Wednesday, January 07, 2009

I take it back

The people at KCP&L are stupid, too.

I called them last fall, because I had a huge credit because of budget billing, it had been a full calendar year, and I skipped a bill.
Even with a "credit," you can't skip bills, I found out by calling (when the statement was all screaming "past due").

I listened to the customer service person explain that the power company never just liquidates your credit surplus — even though it's the customer's money, that the power company is pretty much holding without paying interest — that, at best, it might be redistributed back each month throughout the next year.

(I didn't get all curious and ask about what happened if the customers suddenly died … I don't see a "redistribution of surplus credits to heirs department" being at a power company, do you?)

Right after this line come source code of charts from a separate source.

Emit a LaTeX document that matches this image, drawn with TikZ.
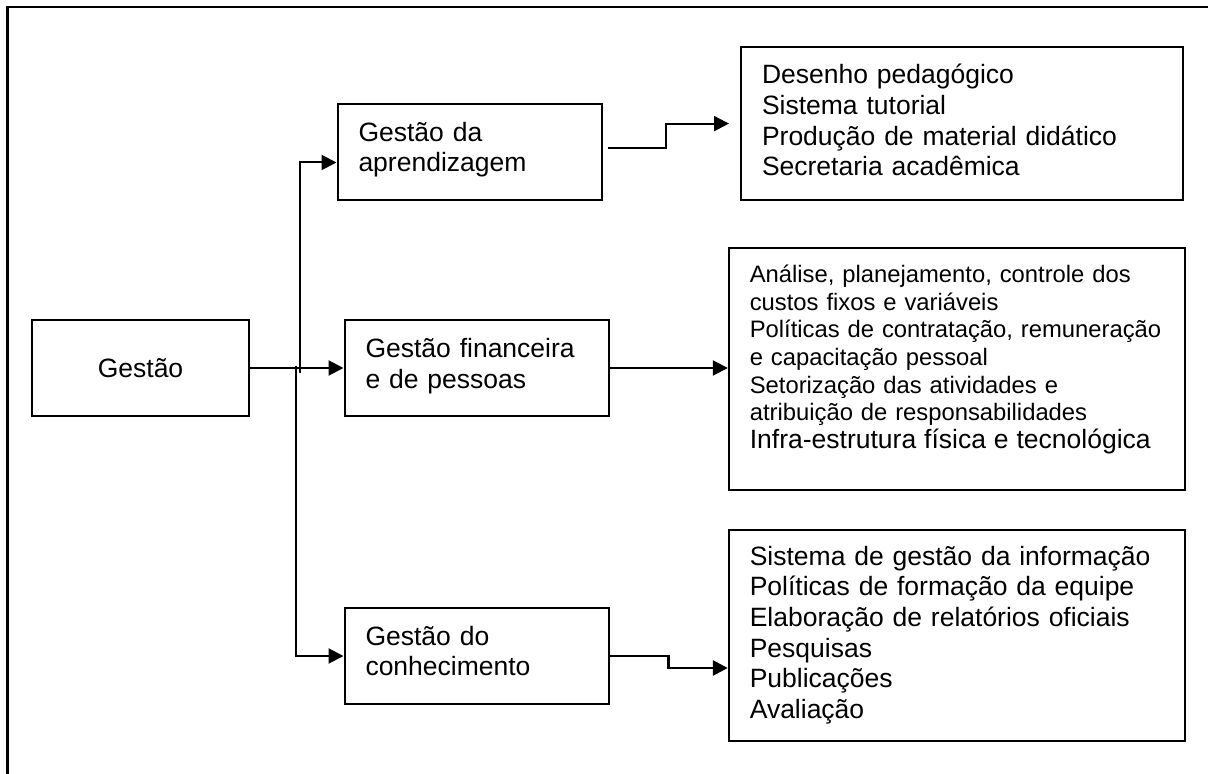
\documentclass[tikz,border=0pt]{standalone}
\usepackage{fontspec}
\setmainfont{Liberation Sans}
\usetikzlibrary{arrows.meta,calc}
\newcommand{\lift}[1]{\rule[-#1]{0pt}{#1}}

\begin{document}
\begin{tikzpicture}[x=0.5pt,y=0.5pt,
  box/.style={draw,line width=1pt,inner xsep=10.5pt,inner ysep=0pt,minimum height=48pt,align=left,font=\fontsize{13.25pt}{15.3pt}\selectfont},
  link/.style={line width=1pt,-{Triangle[length=7.5pt,width=7.5pt]}}]
\useasboundingbox (0,0) rectangle (1208,-774);
\draw [line width=1.25pt] (7.5,-800) -- (7.5,-7) -- (1230,-7);

\node[box,align=center,minimum width=108.5pt] (gestao) at (140.5,-368) {Gestão};
\node[box,text width=111pt] (aprend) at (469.5,-152.5) {Gestão da\\aprendizagem\lift{5.5pt}};
\node[box,text width=111pt] (financ) at (476.5,-368) {Gestão financeira\\e de pessoas\lift{4.5pt}};
\node[box,text width=111pt] (conhec) at (476.5,-656) {Gestão do\\conhecimento\lift{5pt}};
\node[box,text width=199.8pt,minimum height=76.75pt] (desenho) at (961.8,-123.6) {Desenho pedagógico\\Sistema tutorial\\Produção de material didático\\Secretaria acadêmica\lift{3.5pt}};
\node[box,text width=207pt,minimum height=121pt,font=\fontsize{11.9pt}{13.8pt}\selectfont] (analise) at (956.8,-368.7) {Análise, planejamento, controle dos\\custos fixos e variáveis\\Políticas de contratação, remuneração\\e capacitação pessoal\\Setorização das atividades e\\atribuição de responsabilidades\\{\fontsize{13.25pt}{15.3pt}\selectfont Infra-estrutura física e tecnológica}\lift{12pt}};
\node[box,text width=207pt,minimum height=105.5pt] (sistema) at (956.8,-635) {Sistema de gestão da informação\\Políticas de formação da equipe\\Elaboração de relatórios oficiais\\Pesquisas\\Publicações\\Avaliação\lift{1.5pt}};

\coordinate (split) at (298,-368);
\coordinate (desin) at ([xshift=-5.5pt]desenho.west);
\coordinate (sisin) at ([yshift=-16.5pt]sistema.west);
\draw[link] (gestao.east) -- (financ.west);
\draw[link] ([xshift=1pt,yshift=-2.5pt]split) |- ([yshift=-5pt]aprend.west);
\draw[link] ([xshift=-1pt,yshift=1pt]split) |- (conhec.west);
\draw[link] ([xshift=2.5pt,yshift=2.25pt]aprend.east) -| ($(aprend.east)!.5!(desin)$) |- (desin);
\draw[link] (financ.east) -- (financ.east -| analise.west);
\draw[link,line width=1.4pt] (conhec.east) -| ($(conhec.east)!.5!(sisin)$) |- (sisin);
\end{tikzpicture}
\end{document}
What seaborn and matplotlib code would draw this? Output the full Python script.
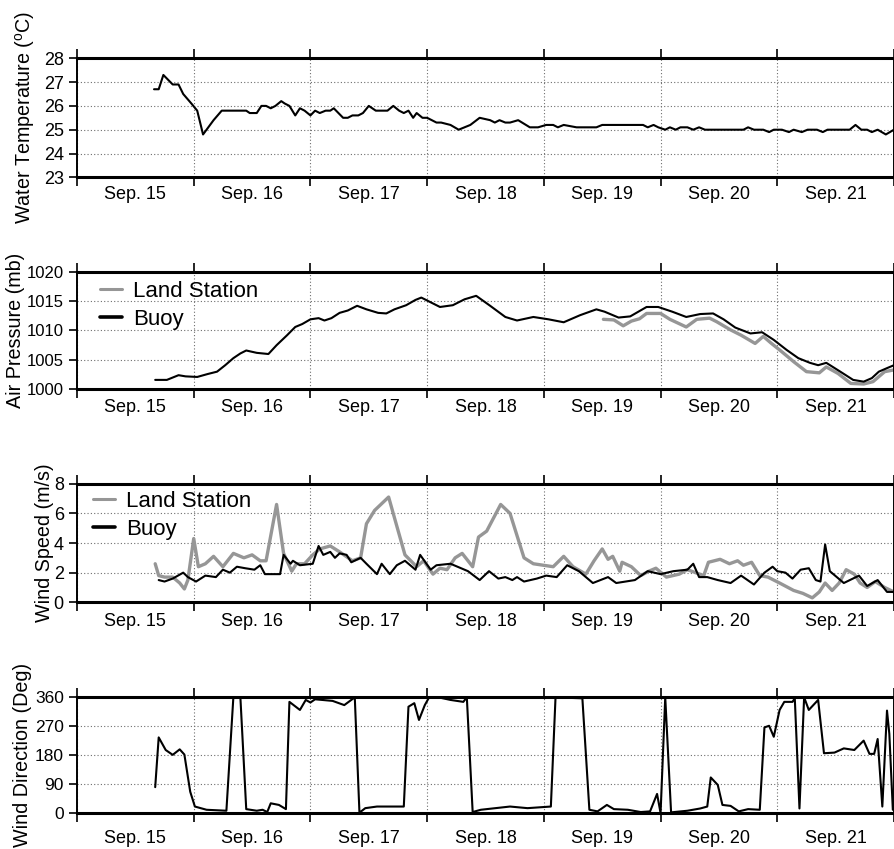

So, the December bill was still $95 (the budget based on the 500 people who must have lived here before we did …), and this month, it's only $36. Pretty big-old difference, I should say.

I don't trust them. What good is a budget if it's always changing?

I guess in 2010, it will round out to about $70?

Stupid.

No, this is not going into my "what I'm thankful for" pile: "Having a ridiculously small electric bill when I'm receiving ridiculously small amounts of income." No.

5 comments:

Anonymous said...

Level pay is very handy for many households, but, for me I pay as I go thus avoiding giving KCPL interest free money ever. Plus unexpected variations in monthly amounts due to bad meter reading (computers screw up too) or stupid application of rate adjustments, show up immediately. Just my 2. 5 cents worth.

kcmeesha said...

ditto, it's a scam. I am the keeper of my money until I decide to pay. No automatic withdrawals either.

hearmysong said...

unless you're like me and forget to pay... then the convenience is unbeatable.

and the even billing is nice when you're on a very fixed income.

just _my_ 2.5 cents.

Tony said...

Killer first line!!!

Applecart T. said...

ok, so I'M clearly the stupid one, but home"ownership" makes people paranoid about money. budgets are supposed to prevent disaster. they don't. long live credit cards.